Israel's Supreme Court to Rule on Appeals of Olmert Cases

All three cases involve incidents that occurred before he became prime minister, during his terms as industry minister and/or mayor of Jerusalem.

Emil Salman

The Supreme Court will issue its verdict on Wednesday morning on appeals in three criminal cases against imprisoned former Prime Minister Ehud Olmert.

In the first case, Olmert is appealing his conviction on charges of accepting cash-filled envelopes from American Jewish businessman Morris Talansky. In the second, the state is appealing Olmert’s acquittal on charges of double-billing various organizations for overseas trips. In the third case, the state is appealing the leniency of Olmert’s sentence for using his influence at the government’s Investment Center to help a crony.  All three cases involve incidents that occurred before he became prime minister, during his terms as industry minister and/or mayor of Jerusalem.
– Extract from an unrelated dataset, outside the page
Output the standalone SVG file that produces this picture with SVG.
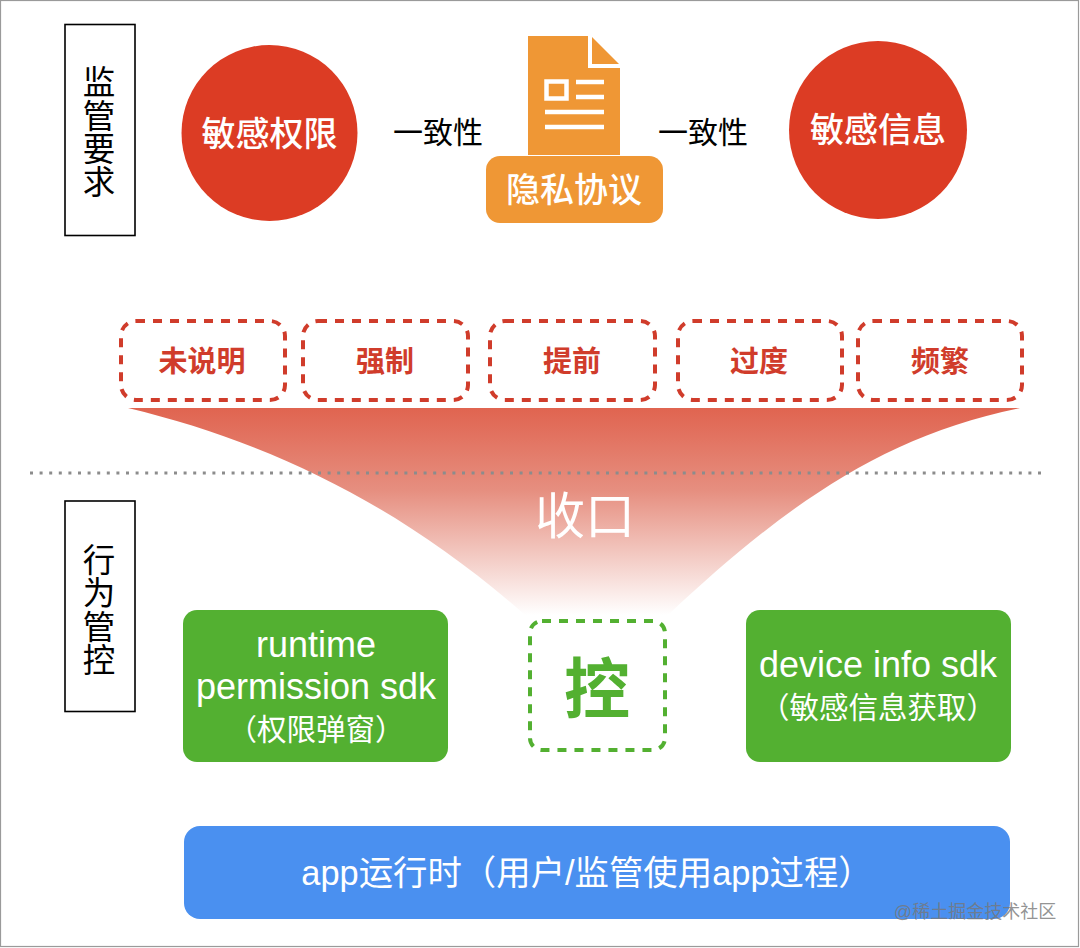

Olmert is already serving a 19-month prison sentence for his role in the Holyland corruption case. If the Supreme Court upholds his conviction in the Talansky case, he will ask it to let him serve the eight-month sentence the Jerusalem District Court imposed in this case concurrently with his Holyland sentence. The lower court had ruled that the sentences should be served separately, meaning he would have to serve 27 months altogether.

In the Investments Center case, Olmert was given a suspended prison sentence. The state wants the Supreme Court to replace this with a jail term of at least six months, arguing that the lower court’s main reason for the lenient sentence no longer exists. The reason in question was Olmert’s initial acquittal in the Talansky case.